Like, it seems, everybody else, I’ve been watching Jack Thorne and Stephen Graham’s brilliant and terrible Netflix series Adolescence. It does what only great drama can do, which is to make a big thing in the outside world feel intimate and personal. In this case, the big thing is boyhood, a condition hauntingly embodied in Owen Cooper’s searing performance as a 13-year-old accused of murdering a girl he knows from school.
Adolescence is set, of course, in England, but it has a particular resonance in Ireland. It brings to mind the terrible death of Ana Kriegel in Lucan in 2018. Her killers, Boy A and Boy B, were also 13-year-old boys. And like the kid that Cooper plays in the series, those boys came from stable, loving families. They were not freaks of nature but products of a profoundly troubled culture.
Much of the trouble is certainly to do with the way feral capitalism is conducting a vast uncontrolled experiment on children’s brains, flooding them with pornographic images and brutal misogyny. The social media giants have been allowed to frack adolescent minds, extracting vast profits from sedimentary needs and desires while leaving kids and families to deal with the toxic sludge. One of the reasons Donald Trump is going to war with the European Union is that it is the only major power that has shown any real interest in protecting children from the depredations of his tech bro buddies.
But the crisis of boyhood is not all about mobile phones and Instagram accounts. Porn and misogynistic influencers exacerbate the crisis – but they have not created it. The underlying problem of boyhood is manhood. We rightly think of adolescence as a rite of passage. But passage into what? Into a distorted and dangerous idea of what it means to be a man.
While watching Adolescence I kept thinking of a presentation I attended in the US last autumn – a talk that left me close to tears. It was given by the development psychologist Niobe Way. She probably knows more about adolescent boys than anyone else on the planet, having spent nearly four decades working with them to understand their social and emotional lives.
Way’s talk was so moving because it consisted almost entirely of direct quotes from boys. The first set of quotes were from 13 to 15-year-olds. The second were from those same boys at 16-18. So we were given a kind of “before” and “after” diptych – what these kids felt when they were entering adolescence and when they were leaving it.

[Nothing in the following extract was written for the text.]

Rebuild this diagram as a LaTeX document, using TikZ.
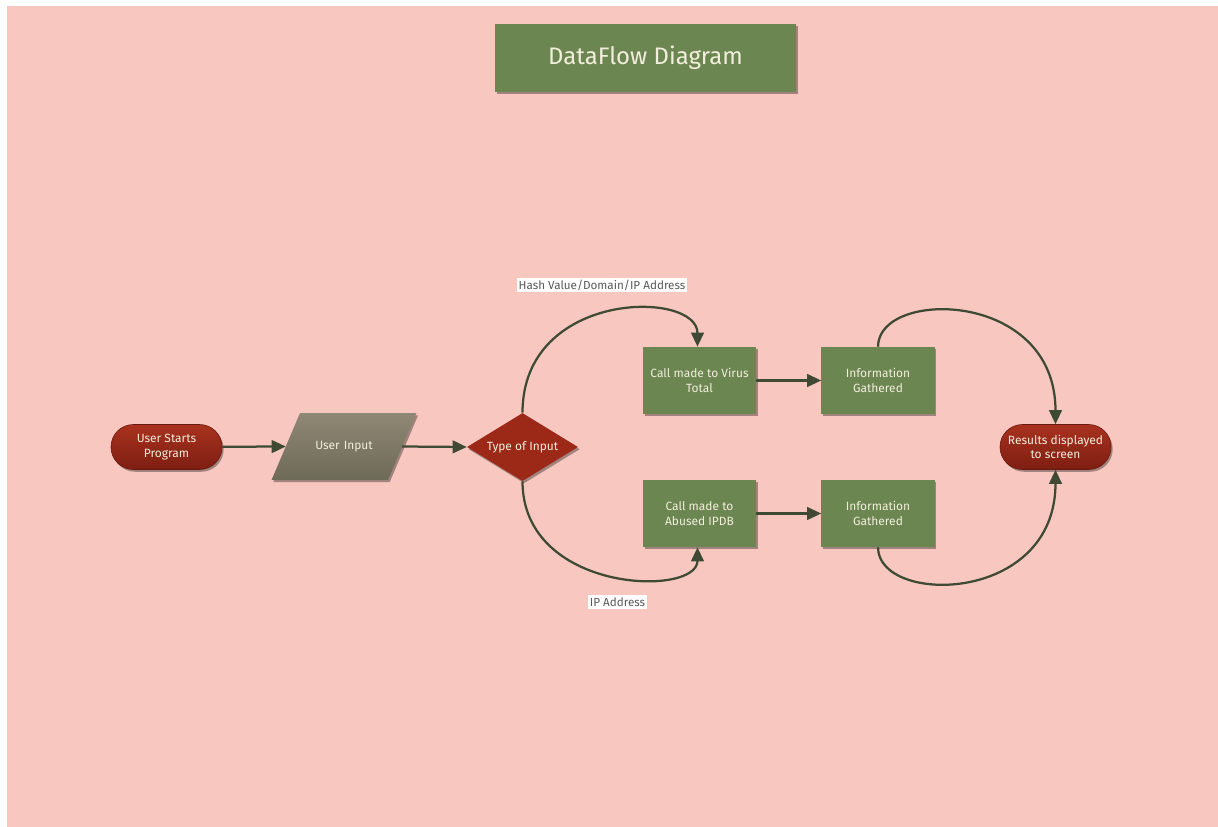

What Way has found in her deep encounters with the boys in early adolescence is the overwhelming importance of intimacy, trust and friendship. Friendship, that is, with other boys. They were acutely sensitive to and articulate about the need to have someone of their own age they could trust with secrets – which meant to them not so much sex as problems in their families.
[ Adolescence in teenagers’ own words: ‘Parents have absolutely no idea’Opens in new window ]
These boys said things such as “sometimes you need to spill your heart out to somebody and if there is nobody there then you gonna keep it inside, then you will have anger. So you need somebody to talk to always”. The best friend is the one to whom “I can just tell them everything pretty much, like they won’t make fun of me, like they won’t laugh or anything, like if I told them something you know, embarrassing”.
In this stage of early adolescence, Way’s interlocutors were willing openly to express love for their friends: “When I need help they’re there for me, when I feel lonely they comfort me. You could tell them anything ... it’s like you’re giving yourself to them”. One of them said: “I think our relationship is wonderful because we, like, I can’t explain the feelings that I have for him. If something would happen to him, I probably won’t feel right.”
Going into adolescence, therefore, these kids had a very sophisticated understanding of their own emotional needs. They knew that what they needed was a deep intimacy that was not sexualised. They understood how vital these relationships were to their own mental health: “without friends you will go crazy or mad or you’ll be lonely all of the time, be depressed”.
The heartbreak, though, is in what happens next. Way explains in her book Rebels With a Cause that “as the boys in my studies reached middle to late adolescence their language in the interviews began to shift from love and desire to frustration, anger, sadness or simply indifference”. They had let go of the intimate friendships that were so vital to them. As one boy put it: “like my friendship with my best friend is fading ... it’s like a DJ used his crossfader and started fading it slowly and slowly and now I’m like halfway through the cross-fade.”
Why does this sundering happen? Because the boys are becoming “men”. The culture instructs them that manhood is about putting on what the kids themselves call “a suit of armour”. Emotional vulnerability and the human need for intimate connection must be denied. One boy told Way he had built “a brick wall around me: I don’t want nobody knowing me and being able to break me apart and do anything they want with me”. Way concludes that “maturing” in this culture means “becoming stoic and not needing relationships any more”. In this passage into manhood, emotional sensitivity and non-sexualised love are ditched as female – or, worse, gay – qualities. As one 16-year-old puts it, “it might be nice to be a girl because then I wouldn’t have to be emotionless”.
Way’s studies are heartbreaking – but also oddly hopeful. What the young boys she talks to show again and again is that there is nothing “natural” about male violence. Boys want love and trust and intimacy just as much as girls do. The manning-up that is all the rage in the world of Trump and Andrew Tate is as brutal towards boys as it is dangerous for women.